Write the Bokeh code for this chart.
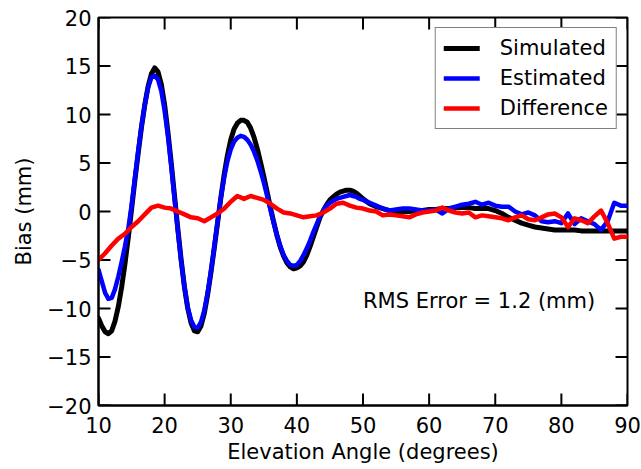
import math
from bokeh.plotting import figure
from bokeh.models import FixedTicker, Legend, LegendItem, Label, Range1d
from bokeh.embed import file_html
from bokeh.resources import INLINE

# Simulated / Estimated: 0.5-degree samples 10..50, then 1-degree 51..90
x_fine = [10 + 0.5 * i for i in range(81)] + list(range(51, 91))

simulated = [
    -11.0, -11.8, -12.4, -12.6, -12.3, -11.3, -9.8, -7.8, -5.4, -2.7,
    0.2, 3.2, 6.0, 8.7, 11.0, 12.9, 14.2, 14.8, 14.4, 13.1,
    11.0, 8.2, 5.0, 1.6, -1.8, -5.0, -7.8, -10.0, -11.5, -12.3,
    -12.4, -11.8, -10.5, -8.6, -6.3, -3.8, -1.2, 1.4, 3.8, 5.8,
    7.4, 8.5, 9.1, 9.4, 9.4, 9.2, 8.6, 7.7, 6.5, 5.1,
    3.6, 2.0, 0.4, -1.1, -2.5, -3.7, -4.6, -5.3, -5.7, -5.9,
    -5.8, -5.6, -5.2, -4.5, -3.6, -2.6, -1.6, -0.6, 0.1, 0.7,
    1.2, 1.5, 1.8, 2.0, 2.1, 2.2, 2.2, 2.1, 1.9, 1.6,
    1.3,
    0.8, 0.5, 0.3, 0.1, 0.0, 0.0, 0.0, 0.1, 0.1, 0.2,
    0.2, 0.3, 0.3, 0.4, 0.4, 0.4, 0.3, 0.3, 0.3, 0.1,
    -0.2, -0.6, -0.9, -1.2, -1.4, -1.6, -1.7, -1.8, -1.9, -1.9,
    -1.9, -1.9, -2.0, -2.0, -2.0, -2.0, -2.0, -2.0, -2.0, -2.0,
]

estimated = [
    -6.0, -7.2, -8.4, -9.0, -8.9, -8.0, -6.7, -5.2, -3.6, -1.8,
    0.6, 3.4, 6.2, 8.8, 11.0, 12.8, 13.8, 14.0, 13.6, 12.4,
    10.4, 7.8, 4.7, 1.3, -2.0, -5.1, -7.8, -9.9, -11.2, -11.9,
    -12.0, -11.4, -10.2, -8.4, -6.2, -3.7, -1.1, 1.4, 3.5, 5.2,
    6.4, 7.2, 7.6, 7.8, 7.7, 7.4, 6.9, 6.2, 5.3, 4.2,
    3.0, 1.6, 0.2, -1.2, -2.5, -3.6, -4.5, -5.1, -5.5, -5.6,
    -5.5, -5.1, -4.5, -3.8, -3.0, -2.1, -1.3, -0.5, 0.1, 0.6,
    0.9, 1.1, 1.3, 1.4, 1.5, 1.6, 1.7, 1.6, 1.5, 1.3,
    1.2,
    0.9, 0.6, 0.3, 0.1, 0.2, 0.3, 0.3, 0.2, 0.1, 0.1,
    0.2, -0.2, 0.3, 0.5, 0.7, 0.8, 1.0, 0.7, 0.9, 0.6,
    0.5, 0.5, 0.0, -0.3, -0.1, -0.4, -1.0, -1.1, -1.0, -1.2,
    -0.2, -1.3, -0.7, -1.0, -1.3, -1.9, -1.0, 0.9, 0.6, 0.6,
]

# Difference: 1-degree samples 10..90
x_diff = list(range(10, 91))
difference = [
    -5.0, -4.3, -3.5, -2.8, -2.3, -1.6, -1.0, -0.3, 0.4, 0.6,
    0.4, 0.3, 0.0, -0.3, -0.6, -0.7, -1.0, -0.6, -0.2, 0.3,
    1.0, 1.6, 1.3, 1.6, 1.4, 1.2, 0.8, 0.3, -0.1, -0.2,
    -0.4, -0.6, -0.5, -0.4, -0.1, 0.3, 0.8, 0.9, 0.6, 0.4,
    0.3, 0.1, 0.0, -0.4, -0.3, -0.4, -0.5, -0.6, -0.3, -0.1,
    0.0, 0.1, 0.4, 0.1, -0.1, -0.2, -0.1, -0.6, -0.4, -0.5,
    -0.6, -0.7, -0.9, -0.6, -0.4, -0.8, -0.9, -0.6, -0.3, -0.2,
    -0.6, -1.6, -0.7, -0.9, -1.2, -0.5, 0.1, -1.2, -2.8, -2.6,
    -2.6,
]

x_ticks = [10, 20, 30, 40, 50, 60, 70, 80, 90]
y_ticks = [-20, -15, -10, -5, 0, 5, 10, 15, 20]
y_tick_labels = {t: (str(t).replace("-", "\u2212")) for t in y_ticks}

FONT = "DejaVu Sans"
FS = "21px"

xmin, xmax = x_ticks[0], x_ticks[-1]
ymin, ymax = y_ticks[0], y_ticks[-1]

p = figure(width=641, height=469, output_backend="svg", toolbar_location=None,
           x_range=Range1d(xmin, xmax), y_range=Range1d(ymin, ymax),
           min_border_left=98, min_border_right=14, min_border_top=17, min_border_bottom=64)
p.xgrid.visible = False
p.ygrid.visible = False
p.outline_line_color = "black"
p.outline_line_width = 2
p.background_fill_color = "white"
p.border_fill_color = "white"

def style_axis(ax):
    ax.axis_line_width = 2
    ax.axis_line_color = "black"
    ax.major_tick_in = 0
    ax.major_tick_out = 0
    ax.minor_tick_line_color = None
    ax.major_label_text_font = FONT
    ax.major_label_text_font_size = FS
    ax.major_label_text_color = "black"
    ax.axis_label_text_font = FONT
    ax.axis_label_text_font_size = FS
    ax.axis_label_text_font_style = "normal"
    ax.axis_label_text_color = "black"

xa = p.xaxis[0]
xa.ticker = FixedTicker(ticks=x_ticks)
xa.axis_label = "Elevation Angle (degrees)"
style_axis(xa)
xa.major_label_standoff = 11
xa.axis_label_standoff = 4

ya = p.yaxis[0]
ya.ticker = FixedTicker(ticks=y_ticks)
ya.major_label_overrides = y_tick_labels
ya.axis_label = "Bias (mm)"
style_axis(ya)
ya.major_label_standoff = 7
ya.axis_label_standoff = 8

# inward tick marks on all four sides (dash markers centred on the frame edge;
# the outer half is clipped by the frame, leaving an inward tick)
TICK = 24
tick_style = dict(marker="dash", size=TICK, line_color="black", line_width=2)
p.scatter(x=x_ticks, y=[ymin] * len(x_ticks), angle=math.pi / 2, **tick_style)
p.scatter(x=x_ticks, y=[ymax] * len(x_ticks), angle=math.pi / 2, **tick_style)
p.scatter(x=[xmin] * len(y_ticks), y=y_ticks, **tick_style)
p.scatter(x=[xmax] * len(y_ticks), y=y_ticks, **tick_style)

r1 = p.line(x_fine, simulated, line_color="black", line_width=5, line_join="round", line_cap="round")
r2 = p.line(x_fine, estimated, line_color="blue", line_width=4.5, line_join="round", line_cap="round")
r3 = p.line(x_diff, difference, line_color="red", line_width=4.5, line_join="round", line_cap="round")

legend = Legend(items=[LegendItem(label="Simulated", renderers=[r1]),
                       LegendItem(label="Estimated", renderers=[r2]),
                       LegendItem(label="Difference", renderers=[r3])],
                location="top_right")
legend.label_text_font = FONT
legend.label_text_font_size = FS
legend.label_text_color = "black"
legend.glyph_width = 36
legend.glyph_height = 24
legend.label_height = 24
legend.spacing = 6
legend.padding = 8
legend.margin = 10
legend.label_standoff = 20
legend.border_line_color = "black"
legend.border_line_width = 1.5
legend.background_fill_alpha = 1
p.add_layout(legend)

p.add_layout(Label(x=50, y=-9.2, text="RMS Error = 1.2 (mm)", text_font=FONT,
                   text_font_size=FS, text_color="black", text_baseline="middle"))

open("out.html", "w").write(file_html(p, INLINE))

########################################

_Task to complete_:
Quote the data above in full and without alteration; skip the pictures.

_Finished answer_:
Write the Bokeh code for this chart.
import math
from bokeh.plotting import figure
from bokeh.models import FixedTicker, Legend, LegendItem, Label, Range1d
from bokeh.embed import file_html
from bokeh.resources import INLINE

# Simulated / Estimated: 0.5-degree samples 10..50, then 1-degree 51..90
x_fine = [10 + 0.5 * i for i in range(81)] + list(range(51, 91))

simulated = [
    -11.0, -11.8, -12.4, -12.6, -12.3, -11.3, -9.8, -7.8, -5.4, -2.7,
    0.2, 3.2, 6.0, 8.7, 11.0, 12.9, 14.2, 14.8, 14.4, 13.1,
    11.0, 8.2, 5.0, 1.6, -1.8, -5.0, -7.8, -10.0, -11.5, -12.3,
    -12.4, -11.8, -10.5, -8.6, -6.3, -3.8, -1.2, 1.4, 3.8, 5.8,
    7.4, 8.5, 9.1, 9.4, 9.4, 9.2, 8.6, 7.7, 6.5, 5.1,
    3.6, 2.0, 0.4, -1.1, -2.5, -3.7, -4.6, -5.3, -5.7, -5.9,
    -5.8, -5.6, -5.2, -4.5, -3.6, -2.6, -1.6, -0.6, 0.1, 0.7,
    1.2, 1.5, 1.8, 2.0, 2.1, 2.2, 2.2, 2.1, 1.9, 1.6,
    1.3,
    0.8, 0.5, 0.3, 0.1, 0.0, 0.0, 0.0, 0.1, 0.1, 0.2,
    0.2, 0.3, 0.3, 0.4, 0.4, 0.4, 0.3, 0.3, 0.3, 0.1,
    -0.2, -0.6, -0.9, -1.2, -1.4, -1.6, -1.7, -1.8, -1.9, -1.9,
    -1.9, -1.9, -2.0, -2.0, -2.0, -2.0, -2.0, -2.0, -2.0, -2.0,
]

estimated = [
    -6.0, -7.2, -8.4, -9.0, -8.9, -8.0, -6.7, -5.2, -3.6, -1.8,
    0.6, 3.4, 6.2, 8.8, 11.0, 12.8, 13.8, 14.0, 13.6, 12.4,
    10.4, 7.8, 4.7, 1.3, -2.0, -5.1, -7.8, -9.9, -11.2, -11.9,
    -12.0, -11.4, -10.2, -8.4, -6.2, -3.7, -1.1, 1.4, 3.5, 5.2,
    6.4, 7.2, 7.6, 7.8, 7.7, 7.4, 6.9, 6.2, 5.3, 4.2,
    3.0, 1.6, 0.2, -1.2, -2.5, -3.6, -4.5, -5.1, -5.5, -5.6,
    -5.5, -5.1, -4.5, -3.8, -3.0, -2.1, -1.3, -0.5, 0.1, 0.6,
    0.9, 1.1, 1.3, 1.4, 1.5, 1.6, 1.7, 1.6, 1.5, 1.3,
    1.2,
    0.9, 0.6, 0.3, 0.1, 0.2, 0.3, 0.3, 0.2, 0.1, 0.1,
    0.2, -0.2, 0.3, 0.5, 0.7, 0.8, 1.0, 0.7, 0.9, 0.6,
    0.5, 0.5, 0.0, -0.3, -0.1, -0.4, -1.0, -1.1, -1.0, -1.2,
    -0.2, -1.3, -0.7, -1.0, -1.3, -1.9, -1.0, 0.9, 0.6, 0.6,
]

# Difference: 1-degree samples 10..90
x_diff = list(range(10, 91))
difference = [
    -5.0, -4.3, -3.5, -2.8, -2.3, -1.6, -1.0, -0.3, 0.4, 0.6,
    0.4, 0.3, 0.0, -0.3, -0.6, -0.7, -1.0, -0.6, -0.2, 0.3,
    1.0, 1.6, 1.3, 1.6, 1.4, 1.2, 0.8, 0.3, -0.1, -0.2,
    -0.4, -0.6, -0.5, -0.4, -0.1, 0.3, 0.8, 0.9, 0.6, 0.4,
    0.3, 0.1, 0.0, -0.4, -0.3, -0.4, -0.5, -0.6, -0.3, -0.1,
    0.0, 0.1, 0.4, 0.1, -0.1, -0.2, -0.1, -0.6, -0.4, -0.5,
    -0.6, -0.7, -0.9, -0.6, -0.4, -0.8, -0.9, -0.6, -0.3, -0.2,
    -0.6, -1.6, -0.7, -0.9, -1.2, -0.5, 0.1, -1.2, -2.8, -2.6,
    -2.6,
]

x_ticks = [10, 20, 30, 40, 50, 60, 70, 80, 90]
y_ticks = [-20, -15, -10, -5, 0, 5, 10, 15, 20]
y_tick_labels = {t: (str(t).replace("-", "\u2212")) for t in y_ticks}

FONT = "DejaVu Sans"
FS = "21px"

xmin, xmax = x_ticks[0], x_ticks[-1]
ymin, ymax = y_ticks[0], y_ticks[-1]

p = figure(width=641, height=469, output_backend="svg", toolbar_location=None,
           x_range=Range1d(xmin, xmax), y_range=Range1d(ymin, ymax),
           min_border_left=98, min_border_right=14, min_border_top=17, min_border_bottom=64)
p.xgrid.visible = False
p.ygrid.visible = False
p.outline_line_color = "black"
p.outline_line_width = 2
p.background_fill_color = "white"
p.border_fill_color = "white"

def style_axis(ax):
    ax.axis_line_width = 2
    ax.axis_line_color = "black"
    ax.major_tick_in = 0
    ax.major_tick_out = 0
    ax.minor_tick_line_color = None
    ax.major_label_text_font = FONT
    ax.major_label_text_font_size = FS
    ax.major_label_text_color = "black"
    ax.axis_label_text_font = FONT
    ax.axis_label_text_font_size = FS
    ax.axis_label_text_font_style = "normal"
    ax.axis_label_text_color = "black"

xa = p.xaxis[0]
xa.ticker = FixedTicker(ticks=x_ticks)
xa.axis_label = "Elevation Angle (degrees)"
style_axis(xa)
xa.major_label_standoff = 11
xa.axis_label_standoff = 4

ya = p.yaxis[0]
ya.ticker = FixedTicker(ticks=y_ticks)
ya.major_label_overrides = y_tick_labels
ya.axis_label = "Bias (mm)"
style_axis(ya)
ya.major_label_standoff = 7
ya.axis_label_standoff = 8

# inward tick marks on all four sides (dash markers centred on the frame edge;
# the outer half is clipped by the frame, leaving an inward tick)
TICK = 24
tick_style = dict(marker="dash", size=TICK, line_color="black", line_width=2)
p.scatter(x=x_ticks, y=[ymin] * len(x_ticks), angle=math.pi / 2, **tick_style)
p.scatter(x=x_ticks, y=[ymax] * len(x_ticks), angle=math.pi / 2, **tick_style)
p.scatter(x=[xmin] * len(y_ticks), y=y_ticks, **tick_style)
p.scatter(x=[xmax] * len(y_ticks), y=y_ticks, **tick_style)

r1 = p.line(x_fine, simulated, line_color="black", line_width=5, line_join="round", line_cap="round")
r2 = p.line(x_fine, estimated, line_color="blue", line_width=4.5, line_join="round", line_cap="round")
r3 = p.line(x_diff, difference, line_color="red", line_width=4.5, line_join="round", line_cap="round")

legend = Legend(items=[LegendItem(label="Simulated", renderers=[r1]),
                       LegendItem(label="Estimated", renderers=[r2]),
                       LegendItem(label="Difference", renderers=[r3])],
                location="top_right")
legend.label_text_font = FONT
legend.label_text_font_size = FS
legend.label_text_color = "black"
legend.glyph_width = 36
legend.glyph_height = 24
legend.label_height = 24
legend.spacing = 6
legend.padding = 8
legend.margin = 10
legend.label_standoff = 20
legend.border_line_color = "black"
legend.border_line_width = 1.5
legend.background_fill_alpha = 1
p.add_layout(legend)

p.add_layout(Label(x=50, y=-9.2, text="RMS Error = 1.2 (mm)", text_font=FONT,
                   text_font_size=FS, text_color="black", text_baseline="middle"))

open("out.html", "w").write(file_html(p, INLINE))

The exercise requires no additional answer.